Everyone, it seems, is talking about
Steve Jobs,
Walter Isaacson’s speedily published authorized biography of the
Apple visionary.
But there’s another newly published (make that “posted”) tech story worth reading. “
Steven Levy on Facebook, Spotify and the Future of Music” is a
New Yorker-length, extremely informative examination of the latest chapter in the turbulent romance between music and technology, which began in 1999 with the appearance of
Napster.
Levy’s piece, on
Wired.com, is loaded with great quotes; here are a bunch of them:
“I’m not part of the past—I’m part of the future,” says
UMG ruler
Lucian Grainge. “There’s a new philosophy, a new way of thinking.”
Napster co-founder/Facebook investor/Spotify crusader
Sean Parker—who describes himself as “a Chinese hamster that has been fitted with an experimental math co-processor, wet-wired into my brain by
Ray Kurzweil”—says of Napster, “We never intended to break the music industry. We were just the forcing event that accelerated that whole process.”
“I’d never even heard of Spotify, but Sean mentioned it to me one day,” says Facebook CEO
Mark Zuckerberg (whom Levy dubs “the Pope of Poke”). “I was like, wow, this person has built a really cool music product and also understands how you can integrate social things in it.”
Spotify CEO
Daniel Ek claims that Napster changed his life when he discovered it as a teenager: “Before Napster, I didn’t listen to the
Beatles. I didn’t listen to all the guys that are my favorite bands now.”
After checking out Spotify early on, Parker wrote a 1,700-word love letter to Ek. “To create the next revolution in digital music I believe that you must both meet and exceed the bar set by Napster a decade ago,” he noted. “You guys have finally done it.”

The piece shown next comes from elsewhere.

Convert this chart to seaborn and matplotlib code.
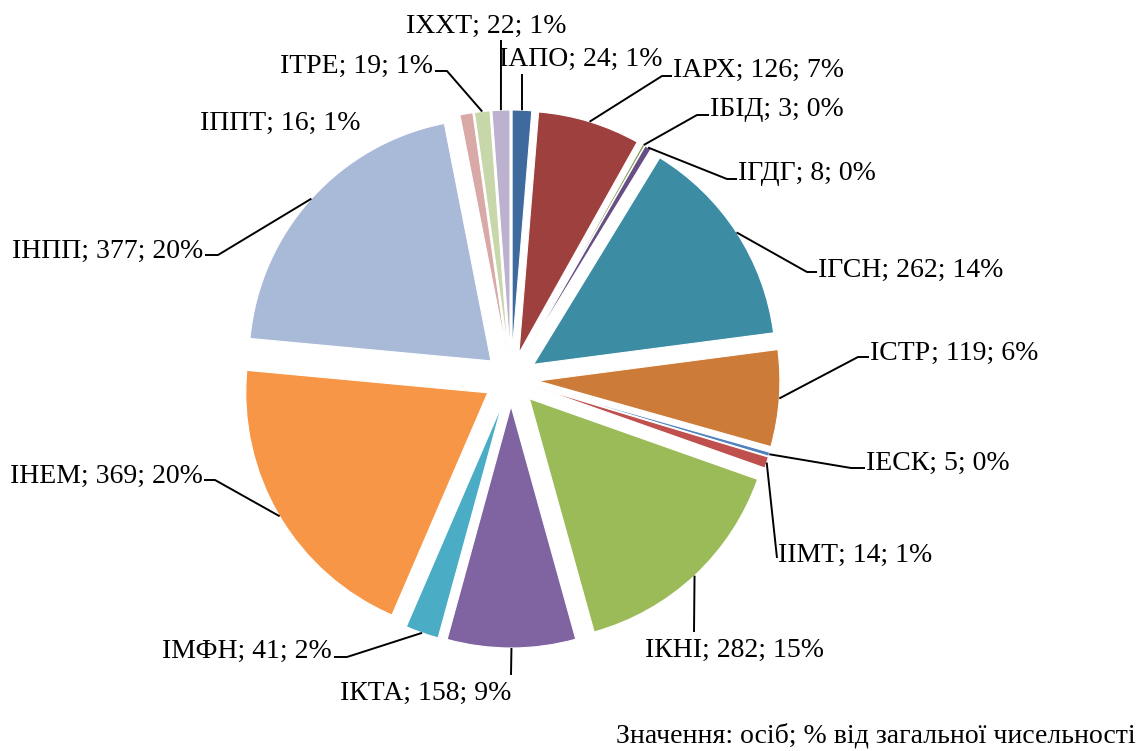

Although Facebook hasn’t been directly involved in delivering musical content, music as a social activity is a big part of Facebook’s strategy, according to CTO
Bret Taylor: “Music is such a great example of this, because it’s uniquely tied to people’s identities. People wear T-shirts with their favorite groups on them—in high school I had patches on my backpack of all the punk bands I listened to.”
And just as Facebook empowered developers—like
Zynga—to create social games, the company hopes to empower developers to create social music. “There’s no way Facebook is going to ever build those services itself,” Zuckerberg explains, “so we’re trying to enable an ecosystem of developers to build great experiences in different areas. We’re not trying to make a music product. We’re trying to make something so that people can learn stuff from their friends and can share with them and express themselves.”
Spotify had to accept the fact that it wouldn’t be Facebook’s only musical friend. “We were up-front from the very beginning,” says Zuckerberg. “We said, ‘It was cool to talk to you guys, and we want to build something, but this is going to be an open platform, and we’re going to work with your competitors.’”
Says
Billy Chasen, the CEO of
Turntable.fm, one of those competitors, “We see ourselves as this discovery platform that’s better than anything out there, because it’s human-curated.”
But
Trent Reznor isn't sold on the idea of social recommendations. “I don't care what my friends are listening to,” he says, setting up the punch line: Because I'm cooler than they are.” But after listening to Parker’s spiel, Reznor changes his tune. “I’m on board,” he says. “You can be the great radio station of the world.”
Interestingly, as recently as five years ago, Jobs was mocking the subscription-service model. “We just don’t see a demand for it,” he told Levy in 2006. “We’ve seen all the subscription services crash and burn. People don’t want to rent their music.”
We’re about to find out whether he was right or wrong about that.